The man representing the payday loans industry has boasted: Our customers love us.
Russell Hamblin-Boone, chief executive of trade body the Consumer Finance Association, made the bold claim as new curbs on the high-interest lenders were announced.
The new measures include stark warnings on all adverts, but stop short of capping the hefty interest rates charged by Wonga and co.
Asked on the BBC's Today programme whether people would ever learn to love the companies, Hamblin-Boone said: "Unfortunately I don't think we will every be in a position where everyone loves what we do - except our customers, of course."
Customer service surveys are always "very high" he claimed, adding: "Satisfaction levels of customers would be the envy of lots of parts of the financial services market."
But the show's next guest called that into question by pointing to a Citizen's Advice survey that found more than 75% of borrowers that asked for its advice had cause to complain to the Financial Services Ombudsman.

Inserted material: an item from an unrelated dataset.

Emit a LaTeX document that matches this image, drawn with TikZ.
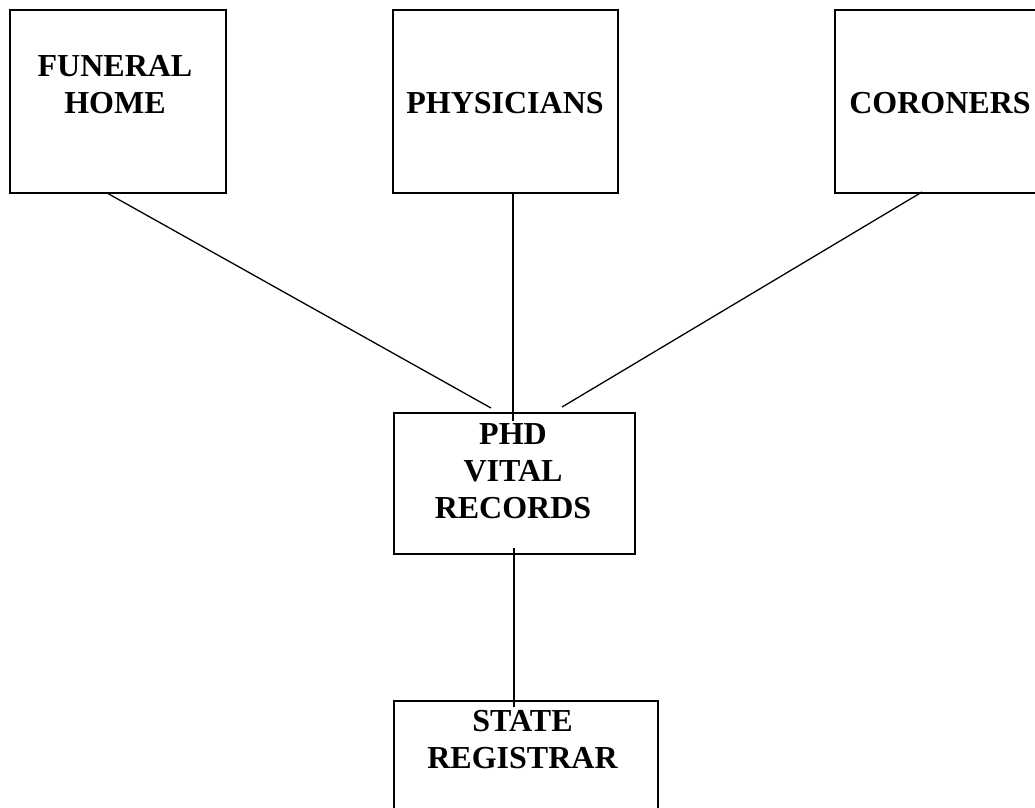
\documentclass[tikz,border=0pt]{standalone}
\usepackage{fontspec}
\setmainfont{Liberation Serif}
\begin{document}
\begin{tikzpicture}[x=1pt,y=-1pt,
  box/.style={draw, line width=1.5pt, inner sep=0pt, outer sep=0pt},
  label/.style={font=\bfseries\fontsize{32}{36.8}\selectfont, align=center, anchor=base, inner sep=0pt},
  link/.style={line width=1.3pt}]
\useasboundingbox (0,0) rectangle (1035,807);
% boxes
\node[box, minimum width=216pt, minimum height=183pt] (fh) at (118,101.5) {};
\node[box, minimum width=225pt, minimum height=183pt] (ph) at (505.5,101.5) {};
\node[box, minimum width=225pt, minimum height=183pt] (co) at (947.5,101.5) {};
\node[box, minimum width=241pt, minimum height=141pt] (phd) at (514.5,483.5) {};
\node[box, minimum width=264pt, minimum height=149pt] (st) at (526,775.5) {};
% labels (anchored at the baseline of the last line)
\node[label] (fhtext) at (115,113) {FUNERAL\\HOME};
\node[label] (phtext) at (505,113) {PHYSICIANS};
\node[label] (cotext) at (940,113) {CORONERS};
\node[label] (phdtext) at (513,518) {PHD\\VITAL\\RECORDS};
\node[label] (sttext) at (522.5,768) {STATE\\REGISTRAR};
% connectors
\draw[link] ([xshift=-11pt]fh.south) -- ([xshift=-23.5pt,yshift=5pt]phd.north);
\draw[link] ([xshift=7.5pt]ph.south) -- ([xshift=-1.5pt,yshift=-8pt]phd.north);
\draw[link] ([xshift=-25.5pt,yshift=1pt]co.south) -- ([xshift=47.5pt,yshift=6pt]phd.north);
\draw[link] ([xshift=-0.5pt,yshift=6pt]phd.south) -- ([xshift=-12pt,yshift=-6pt]st.north);
\end{tikzpicture}
\end{document}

Campaigning Labour MP Stella Creasy, who has called for a cap on interest rates, said: "The Office of Fair Trading was so worried about your behaviour that it referred the entire industry to the Competition Commission."
It comes after it was revealed that four out of five borrowers were using the cash to pay for essentials like food.
"People aren't borrowing for luxuries", Creasy said.
She said the reforms announced by the Financial Conduct Authority did not go far enough, saying the industry had been "let off".
Under the new regime, payday companies will have carry out affordability checks and will only be able to roll over loans twice.
Information on where to get free help with debts must be given to every borrower who rolls over a loan and "clear risk warnings" must be displayed on all adverts and promotions along with details of debt advice.
Martin Wheatley, the FCA's chief executive, said the measures would mean customers could no longer grab a loan in just 10 minutes, and warned firms that "the clock is ticking".